- Problem details
Set down word for word the lines running from the line with "Give me the" to the line with "const fmt = (v: number)", ends included. Skip every picture.

--- start Provided material ---

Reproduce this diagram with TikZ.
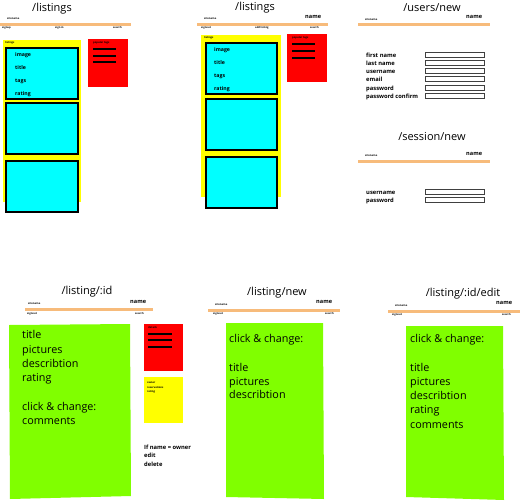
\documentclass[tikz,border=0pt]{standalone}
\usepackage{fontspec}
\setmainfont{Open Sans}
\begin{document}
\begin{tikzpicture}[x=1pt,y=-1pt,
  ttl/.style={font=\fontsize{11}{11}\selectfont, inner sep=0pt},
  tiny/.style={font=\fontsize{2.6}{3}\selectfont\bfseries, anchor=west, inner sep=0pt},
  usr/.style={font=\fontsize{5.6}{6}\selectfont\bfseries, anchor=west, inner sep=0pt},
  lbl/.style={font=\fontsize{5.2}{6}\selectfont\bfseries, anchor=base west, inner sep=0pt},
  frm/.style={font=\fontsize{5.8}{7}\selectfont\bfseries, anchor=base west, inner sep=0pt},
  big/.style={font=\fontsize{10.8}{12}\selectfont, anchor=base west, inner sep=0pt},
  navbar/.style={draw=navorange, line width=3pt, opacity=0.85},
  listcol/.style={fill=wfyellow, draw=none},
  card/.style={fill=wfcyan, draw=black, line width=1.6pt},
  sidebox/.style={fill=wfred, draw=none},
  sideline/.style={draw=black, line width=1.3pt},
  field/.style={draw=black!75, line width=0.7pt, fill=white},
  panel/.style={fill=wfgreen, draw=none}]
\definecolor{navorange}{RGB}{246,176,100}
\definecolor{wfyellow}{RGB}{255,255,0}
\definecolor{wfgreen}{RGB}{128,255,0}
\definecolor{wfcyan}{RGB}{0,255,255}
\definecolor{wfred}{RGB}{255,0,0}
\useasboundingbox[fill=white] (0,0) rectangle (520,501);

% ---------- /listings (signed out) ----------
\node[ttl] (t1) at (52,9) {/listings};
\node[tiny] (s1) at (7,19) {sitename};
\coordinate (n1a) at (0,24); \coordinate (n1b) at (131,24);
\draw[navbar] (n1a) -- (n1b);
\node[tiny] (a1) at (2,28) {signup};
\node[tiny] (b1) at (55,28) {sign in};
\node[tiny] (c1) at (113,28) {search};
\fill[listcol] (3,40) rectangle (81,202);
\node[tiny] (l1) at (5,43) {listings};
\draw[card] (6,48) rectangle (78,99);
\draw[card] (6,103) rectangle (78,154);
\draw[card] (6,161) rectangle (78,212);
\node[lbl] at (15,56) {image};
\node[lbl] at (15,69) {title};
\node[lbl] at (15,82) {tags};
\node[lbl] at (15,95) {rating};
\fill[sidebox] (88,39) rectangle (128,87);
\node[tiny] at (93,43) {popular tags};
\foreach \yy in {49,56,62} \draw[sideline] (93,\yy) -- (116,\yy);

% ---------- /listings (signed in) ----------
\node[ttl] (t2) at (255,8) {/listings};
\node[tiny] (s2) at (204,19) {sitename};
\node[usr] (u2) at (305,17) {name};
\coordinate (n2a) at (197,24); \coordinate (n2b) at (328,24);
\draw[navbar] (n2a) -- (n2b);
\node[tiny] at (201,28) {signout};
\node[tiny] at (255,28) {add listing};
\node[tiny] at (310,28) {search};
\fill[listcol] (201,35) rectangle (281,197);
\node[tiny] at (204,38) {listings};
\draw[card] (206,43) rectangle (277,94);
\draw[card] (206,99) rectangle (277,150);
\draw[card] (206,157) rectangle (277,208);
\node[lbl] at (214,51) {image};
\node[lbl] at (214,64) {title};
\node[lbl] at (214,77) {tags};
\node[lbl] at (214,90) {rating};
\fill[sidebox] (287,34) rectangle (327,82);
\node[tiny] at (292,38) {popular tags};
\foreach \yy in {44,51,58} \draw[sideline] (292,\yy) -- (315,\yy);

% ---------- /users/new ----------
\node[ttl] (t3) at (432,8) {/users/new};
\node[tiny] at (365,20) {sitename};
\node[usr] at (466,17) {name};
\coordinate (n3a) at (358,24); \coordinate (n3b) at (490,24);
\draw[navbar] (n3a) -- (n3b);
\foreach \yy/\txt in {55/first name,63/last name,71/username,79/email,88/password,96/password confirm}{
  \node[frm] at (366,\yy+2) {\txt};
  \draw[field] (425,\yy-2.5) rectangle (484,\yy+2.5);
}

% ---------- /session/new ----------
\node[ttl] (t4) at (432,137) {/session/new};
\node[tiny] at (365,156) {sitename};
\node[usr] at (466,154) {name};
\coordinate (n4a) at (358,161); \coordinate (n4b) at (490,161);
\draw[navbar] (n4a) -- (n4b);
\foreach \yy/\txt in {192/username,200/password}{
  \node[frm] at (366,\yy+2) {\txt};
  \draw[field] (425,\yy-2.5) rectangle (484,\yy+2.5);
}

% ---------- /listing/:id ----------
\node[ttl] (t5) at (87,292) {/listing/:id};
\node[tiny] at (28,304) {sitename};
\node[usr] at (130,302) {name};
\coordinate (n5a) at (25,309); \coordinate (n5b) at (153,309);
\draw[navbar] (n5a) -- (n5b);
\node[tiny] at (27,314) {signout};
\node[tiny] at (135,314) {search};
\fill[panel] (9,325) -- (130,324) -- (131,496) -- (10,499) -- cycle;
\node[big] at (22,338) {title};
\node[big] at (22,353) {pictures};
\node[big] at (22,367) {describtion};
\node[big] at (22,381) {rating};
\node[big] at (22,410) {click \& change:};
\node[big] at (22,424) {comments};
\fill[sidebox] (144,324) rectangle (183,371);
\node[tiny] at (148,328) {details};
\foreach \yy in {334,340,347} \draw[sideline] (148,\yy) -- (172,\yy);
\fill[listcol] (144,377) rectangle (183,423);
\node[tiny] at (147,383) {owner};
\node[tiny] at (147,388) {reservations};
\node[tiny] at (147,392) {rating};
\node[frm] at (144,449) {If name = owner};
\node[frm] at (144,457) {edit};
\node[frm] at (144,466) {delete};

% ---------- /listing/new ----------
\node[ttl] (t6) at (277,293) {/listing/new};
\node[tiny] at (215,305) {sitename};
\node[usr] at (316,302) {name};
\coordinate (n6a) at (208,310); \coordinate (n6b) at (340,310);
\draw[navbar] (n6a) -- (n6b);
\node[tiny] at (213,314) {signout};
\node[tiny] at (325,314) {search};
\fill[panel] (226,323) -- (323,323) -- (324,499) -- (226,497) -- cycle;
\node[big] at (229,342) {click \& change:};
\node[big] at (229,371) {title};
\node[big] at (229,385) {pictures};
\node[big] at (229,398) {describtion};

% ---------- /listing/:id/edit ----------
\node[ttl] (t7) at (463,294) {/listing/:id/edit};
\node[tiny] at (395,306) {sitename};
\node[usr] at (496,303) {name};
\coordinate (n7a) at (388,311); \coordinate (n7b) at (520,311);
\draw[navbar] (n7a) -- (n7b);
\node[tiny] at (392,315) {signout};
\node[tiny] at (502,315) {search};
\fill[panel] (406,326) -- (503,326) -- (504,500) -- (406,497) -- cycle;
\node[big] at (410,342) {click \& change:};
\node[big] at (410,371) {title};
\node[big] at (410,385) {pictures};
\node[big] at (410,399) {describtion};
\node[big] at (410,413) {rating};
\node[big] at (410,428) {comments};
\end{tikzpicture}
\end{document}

--- end Provided material ---
--- start Provided material ---

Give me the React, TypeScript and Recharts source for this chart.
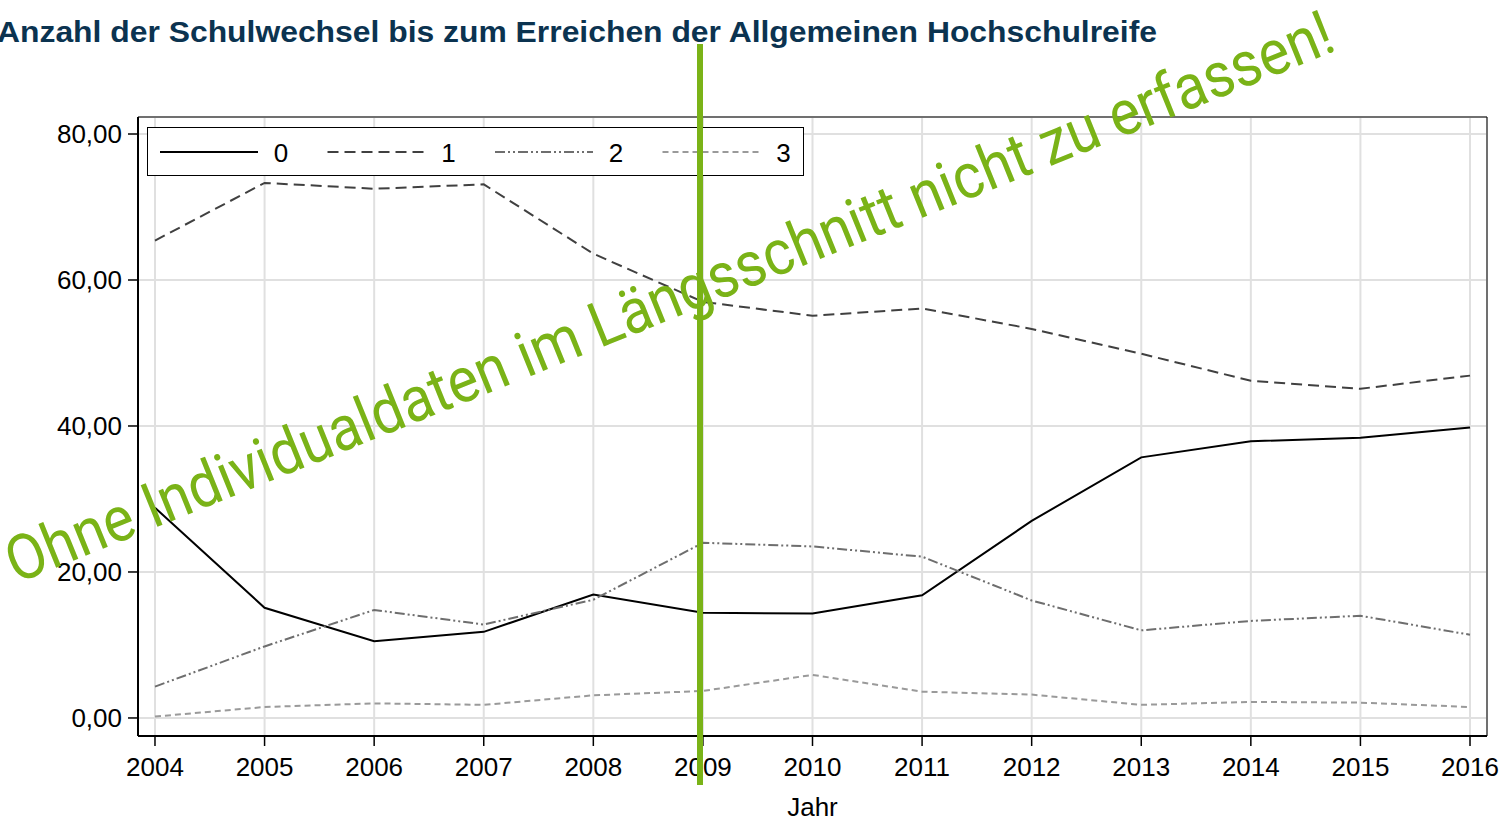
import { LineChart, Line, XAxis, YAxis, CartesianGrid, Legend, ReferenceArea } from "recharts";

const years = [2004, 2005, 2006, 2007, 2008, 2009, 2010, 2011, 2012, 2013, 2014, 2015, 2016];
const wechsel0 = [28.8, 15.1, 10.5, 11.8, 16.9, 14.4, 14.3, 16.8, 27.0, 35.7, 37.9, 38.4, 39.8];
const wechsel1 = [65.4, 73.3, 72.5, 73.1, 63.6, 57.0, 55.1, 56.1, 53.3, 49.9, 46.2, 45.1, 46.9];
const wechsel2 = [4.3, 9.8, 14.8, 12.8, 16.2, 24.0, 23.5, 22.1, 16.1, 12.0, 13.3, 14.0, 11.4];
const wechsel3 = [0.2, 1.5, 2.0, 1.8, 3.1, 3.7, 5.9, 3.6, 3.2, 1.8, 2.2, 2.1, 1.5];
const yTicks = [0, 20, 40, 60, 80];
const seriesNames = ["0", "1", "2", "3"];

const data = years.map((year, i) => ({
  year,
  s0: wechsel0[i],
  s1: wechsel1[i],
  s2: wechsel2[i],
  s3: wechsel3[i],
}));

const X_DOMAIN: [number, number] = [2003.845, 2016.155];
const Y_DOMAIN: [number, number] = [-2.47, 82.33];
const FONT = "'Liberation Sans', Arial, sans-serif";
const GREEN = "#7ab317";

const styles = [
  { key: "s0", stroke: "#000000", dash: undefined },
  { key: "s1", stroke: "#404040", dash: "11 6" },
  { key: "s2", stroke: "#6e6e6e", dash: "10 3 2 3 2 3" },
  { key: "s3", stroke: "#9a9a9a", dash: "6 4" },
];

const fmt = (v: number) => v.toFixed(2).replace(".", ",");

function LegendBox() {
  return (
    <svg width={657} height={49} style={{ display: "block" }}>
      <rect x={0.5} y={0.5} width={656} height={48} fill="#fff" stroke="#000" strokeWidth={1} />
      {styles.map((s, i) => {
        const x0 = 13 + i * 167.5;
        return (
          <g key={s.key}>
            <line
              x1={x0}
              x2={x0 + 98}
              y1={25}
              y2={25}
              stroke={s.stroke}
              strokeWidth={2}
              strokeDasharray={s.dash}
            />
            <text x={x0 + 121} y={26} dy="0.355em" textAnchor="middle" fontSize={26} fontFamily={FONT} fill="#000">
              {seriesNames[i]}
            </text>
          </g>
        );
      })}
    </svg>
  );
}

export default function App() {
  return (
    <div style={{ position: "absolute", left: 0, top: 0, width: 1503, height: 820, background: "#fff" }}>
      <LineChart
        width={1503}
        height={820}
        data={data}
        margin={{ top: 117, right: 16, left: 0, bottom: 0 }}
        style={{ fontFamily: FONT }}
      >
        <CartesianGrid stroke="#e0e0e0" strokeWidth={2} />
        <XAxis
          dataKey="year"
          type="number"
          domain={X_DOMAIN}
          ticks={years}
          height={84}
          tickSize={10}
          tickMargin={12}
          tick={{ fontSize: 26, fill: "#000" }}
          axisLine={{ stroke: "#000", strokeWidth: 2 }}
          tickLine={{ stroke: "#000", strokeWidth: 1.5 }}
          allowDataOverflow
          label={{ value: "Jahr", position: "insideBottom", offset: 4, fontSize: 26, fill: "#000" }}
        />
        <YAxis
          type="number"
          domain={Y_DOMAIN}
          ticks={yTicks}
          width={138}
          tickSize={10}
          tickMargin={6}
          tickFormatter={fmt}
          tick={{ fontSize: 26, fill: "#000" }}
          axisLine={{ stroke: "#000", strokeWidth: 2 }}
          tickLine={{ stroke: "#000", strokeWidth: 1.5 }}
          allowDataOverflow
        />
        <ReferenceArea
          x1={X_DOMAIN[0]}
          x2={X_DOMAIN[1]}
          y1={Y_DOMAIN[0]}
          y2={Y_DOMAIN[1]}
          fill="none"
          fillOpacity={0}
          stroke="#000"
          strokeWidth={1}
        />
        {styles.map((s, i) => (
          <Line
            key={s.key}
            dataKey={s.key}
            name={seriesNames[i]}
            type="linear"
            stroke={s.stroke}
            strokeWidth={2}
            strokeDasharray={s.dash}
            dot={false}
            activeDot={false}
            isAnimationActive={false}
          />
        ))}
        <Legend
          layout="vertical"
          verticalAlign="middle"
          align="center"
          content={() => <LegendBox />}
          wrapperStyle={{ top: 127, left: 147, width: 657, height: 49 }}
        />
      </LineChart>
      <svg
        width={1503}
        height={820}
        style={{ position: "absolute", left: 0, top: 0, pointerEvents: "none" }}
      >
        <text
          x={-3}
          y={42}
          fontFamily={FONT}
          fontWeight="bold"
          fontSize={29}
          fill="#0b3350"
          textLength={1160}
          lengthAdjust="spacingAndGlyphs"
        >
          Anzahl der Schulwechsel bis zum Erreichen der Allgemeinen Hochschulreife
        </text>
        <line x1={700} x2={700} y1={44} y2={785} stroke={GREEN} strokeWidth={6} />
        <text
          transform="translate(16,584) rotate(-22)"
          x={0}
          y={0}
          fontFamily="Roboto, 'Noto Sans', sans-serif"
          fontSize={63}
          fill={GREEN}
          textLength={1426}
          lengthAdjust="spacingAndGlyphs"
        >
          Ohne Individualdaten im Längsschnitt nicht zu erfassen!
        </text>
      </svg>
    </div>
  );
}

--- end Provided material ---
--- start Provided material ---

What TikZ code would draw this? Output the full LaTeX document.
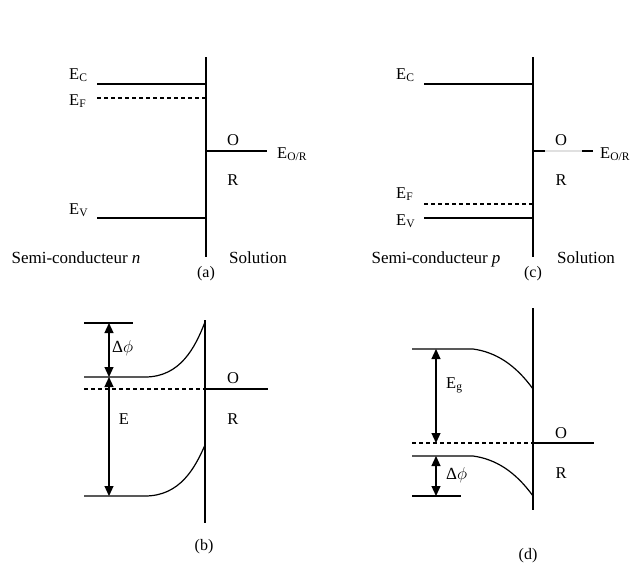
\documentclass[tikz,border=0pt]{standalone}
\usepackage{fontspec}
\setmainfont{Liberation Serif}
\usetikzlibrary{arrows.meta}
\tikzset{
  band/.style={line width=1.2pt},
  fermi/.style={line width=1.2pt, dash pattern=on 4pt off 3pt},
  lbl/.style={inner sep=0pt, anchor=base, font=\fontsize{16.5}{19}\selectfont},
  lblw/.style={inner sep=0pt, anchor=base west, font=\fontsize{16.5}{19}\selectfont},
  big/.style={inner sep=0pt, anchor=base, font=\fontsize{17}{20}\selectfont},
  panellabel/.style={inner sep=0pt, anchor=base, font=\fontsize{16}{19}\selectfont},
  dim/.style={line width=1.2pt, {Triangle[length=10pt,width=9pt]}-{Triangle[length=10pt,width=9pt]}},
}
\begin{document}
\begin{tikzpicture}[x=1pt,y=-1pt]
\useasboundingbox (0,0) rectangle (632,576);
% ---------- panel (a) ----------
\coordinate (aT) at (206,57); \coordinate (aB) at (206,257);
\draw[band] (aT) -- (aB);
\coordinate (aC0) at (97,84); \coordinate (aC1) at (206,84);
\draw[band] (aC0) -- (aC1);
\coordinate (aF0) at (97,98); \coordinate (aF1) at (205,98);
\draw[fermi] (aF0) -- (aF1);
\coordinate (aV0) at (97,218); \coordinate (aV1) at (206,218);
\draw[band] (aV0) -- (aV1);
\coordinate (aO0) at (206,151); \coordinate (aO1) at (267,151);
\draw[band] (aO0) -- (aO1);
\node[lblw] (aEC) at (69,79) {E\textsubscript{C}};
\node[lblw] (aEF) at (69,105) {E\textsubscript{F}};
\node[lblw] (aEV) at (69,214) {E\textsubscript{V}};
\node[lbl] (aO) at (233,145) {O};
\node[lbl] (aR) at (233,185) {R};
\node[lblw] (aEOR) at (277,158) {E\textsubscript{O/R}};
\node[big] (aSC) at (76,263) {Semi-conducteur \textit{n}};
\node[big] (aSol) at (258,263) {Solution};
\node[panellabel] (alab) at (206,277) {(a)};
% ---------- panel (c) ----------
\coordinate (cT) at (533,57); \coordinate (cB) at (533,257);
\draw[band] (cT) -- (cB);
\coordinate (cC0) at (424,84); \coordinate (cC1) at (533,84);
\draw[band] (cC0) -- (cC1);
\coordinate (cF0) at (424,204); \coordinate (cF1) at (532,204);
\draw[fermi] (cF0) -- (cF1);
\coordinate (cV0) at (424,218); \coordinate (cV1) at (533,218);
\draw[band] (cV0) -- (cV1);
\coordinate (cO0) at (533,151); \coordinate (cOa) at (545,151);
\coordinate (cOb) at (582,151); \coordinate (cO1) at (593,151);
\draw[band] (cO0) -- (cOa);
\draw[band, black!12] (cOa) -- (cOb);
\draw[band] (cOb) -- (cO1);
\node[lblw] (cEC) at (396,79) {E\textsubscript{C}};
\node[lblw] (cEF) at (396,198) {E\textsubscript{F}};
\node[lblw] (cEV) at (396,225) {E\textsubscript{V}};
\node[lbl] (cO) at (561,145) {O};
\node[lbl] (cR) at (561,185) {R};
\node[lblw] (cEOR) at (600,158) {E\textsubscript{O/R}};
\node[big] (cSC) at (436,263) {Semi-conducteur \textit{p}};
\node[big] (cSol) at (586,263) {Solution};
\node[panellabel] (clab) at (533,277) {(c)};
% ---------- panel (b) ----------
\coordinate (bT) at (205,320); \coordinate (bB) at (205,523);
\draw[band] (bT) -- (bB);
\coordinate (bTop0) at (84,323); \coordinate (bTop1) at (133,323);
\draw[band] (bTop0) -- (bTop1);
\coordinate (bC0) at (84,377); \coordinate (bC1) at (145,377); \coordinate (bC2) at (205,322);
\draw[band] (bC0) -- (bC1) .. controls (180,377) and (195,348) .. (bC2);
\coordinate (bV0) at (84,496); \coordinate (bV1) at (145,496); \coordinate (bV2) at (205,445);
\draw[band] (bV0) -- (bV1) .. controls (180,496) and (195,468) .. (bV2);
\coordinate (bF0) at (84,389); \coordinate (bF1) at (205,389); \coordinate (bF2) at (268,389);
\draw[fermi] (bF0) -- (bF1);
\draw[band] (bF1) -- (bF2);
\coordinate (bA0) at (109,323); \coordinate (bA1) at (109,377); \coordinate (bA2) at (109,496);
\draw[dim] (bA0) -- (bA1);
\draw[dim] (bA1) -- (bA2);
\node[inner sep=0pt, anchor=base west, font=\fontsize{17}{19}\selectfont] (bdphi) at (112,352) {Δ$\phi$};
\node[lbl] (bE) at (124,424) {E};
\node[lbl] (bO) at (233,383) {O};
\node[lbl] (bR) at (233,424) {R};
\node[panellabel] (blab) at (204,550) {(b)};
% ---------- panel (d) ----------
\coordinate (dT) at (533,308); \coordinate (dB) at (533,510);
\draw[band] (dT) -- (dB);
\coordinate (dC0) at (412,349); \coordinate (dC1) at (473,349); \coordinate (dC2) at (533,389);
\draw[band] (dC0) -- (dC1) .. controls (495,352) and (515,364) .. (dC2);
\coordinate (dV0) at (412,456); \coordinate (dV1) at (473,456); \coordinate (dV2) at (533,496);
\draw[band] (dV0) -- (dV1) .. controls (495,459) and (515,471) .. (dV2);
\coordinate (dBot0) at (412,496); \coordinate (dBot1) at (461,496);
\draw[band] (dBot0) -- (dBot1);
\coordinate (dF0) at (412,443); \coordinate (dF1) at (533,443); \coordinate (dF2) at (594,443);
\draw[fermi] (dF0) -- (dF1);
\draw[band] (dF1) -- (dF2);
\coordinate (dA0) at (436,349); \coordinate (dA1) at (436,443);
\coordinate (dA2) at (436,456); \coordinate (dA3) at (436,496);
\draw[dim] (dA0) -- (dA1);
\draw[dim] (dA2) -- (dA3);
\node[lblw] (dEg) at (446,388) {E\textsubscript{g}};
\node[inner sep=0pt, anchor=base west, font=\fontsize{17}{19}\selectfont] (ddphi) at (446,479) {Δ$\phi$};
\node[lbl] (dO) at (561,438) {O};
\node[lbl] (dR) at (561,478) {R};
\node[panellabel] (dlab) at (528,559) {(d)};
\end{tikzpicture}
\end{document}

--- end Provided material ---

- Right answer
Give me the React, TypeScript and Recharts source for this chart.
import { LineChart, Line, XAxis, YAxis, CartesianGrid, Legend, ReferenceArea } from "recharts";

const years = [2004, 2005, 2006, 2007, 2008, 2009, 2010, 2011, 2012, 2013, 2014, 2015, 2016];
const wechsel0 = [28.8, 15.1, 10.5, 11.8, 16.9, 14.4, 14.3, 16.8, 27.0, 35.7, 37.9, 38.4, 39.8];
const wechsel1 = [65.4, 73.3, 72.5, 73.1, 63.6, 57.0, 55.1, 56.1, 53.3, 49.9, 46.2, 45.1, 46.9];
const wechsel2 = [4.3, 9.8, 14.8, 12.8, 16.2, 24.0, 23.5, 22.1, 16.1, 12.0, 13.3, 14.0, 11.4];
const wechsel3 = [0.2, 1.5, 2.0, 1.8, 3.1, 3.7, 5.9, 3.6, 3.2, 1.8, 2.2, 2.1, 1.5];
const yTicks = [0, 20, 40, 60, 80];
const seriesNames = ["0", "1", "2", "3"];

const data = years.map((year, i) => ({
  year,
  s0: wechsel0[i],
  s1: wechsel1[i],
  s2: wechsel2[i],
  s3: wechsel3[i],
}));

const X_DOMAIN: [number, number] = [2003.845, 2016.155];
const Y_DOMAIN: [number, number] = [-2.47, 82.33];
const FONT = "'Liberation Sans', Arial, sans-serif";
const GREEN = "#7ab317";

const styles = [
  { key: "s0", stroke: "#000000", dash: undefined },
  { key: "s1", stroke: "#404040", dash: "11 6" },
  { key: "s2", stroke: "#6e6e6e", dash: "10 3 2 3 2 3" },
  { key: "s3", stroke: "#9a9a9a", dash: "6 4" },
];

const fmt = (v: number) => v.toFixed(2).replace(".", ",");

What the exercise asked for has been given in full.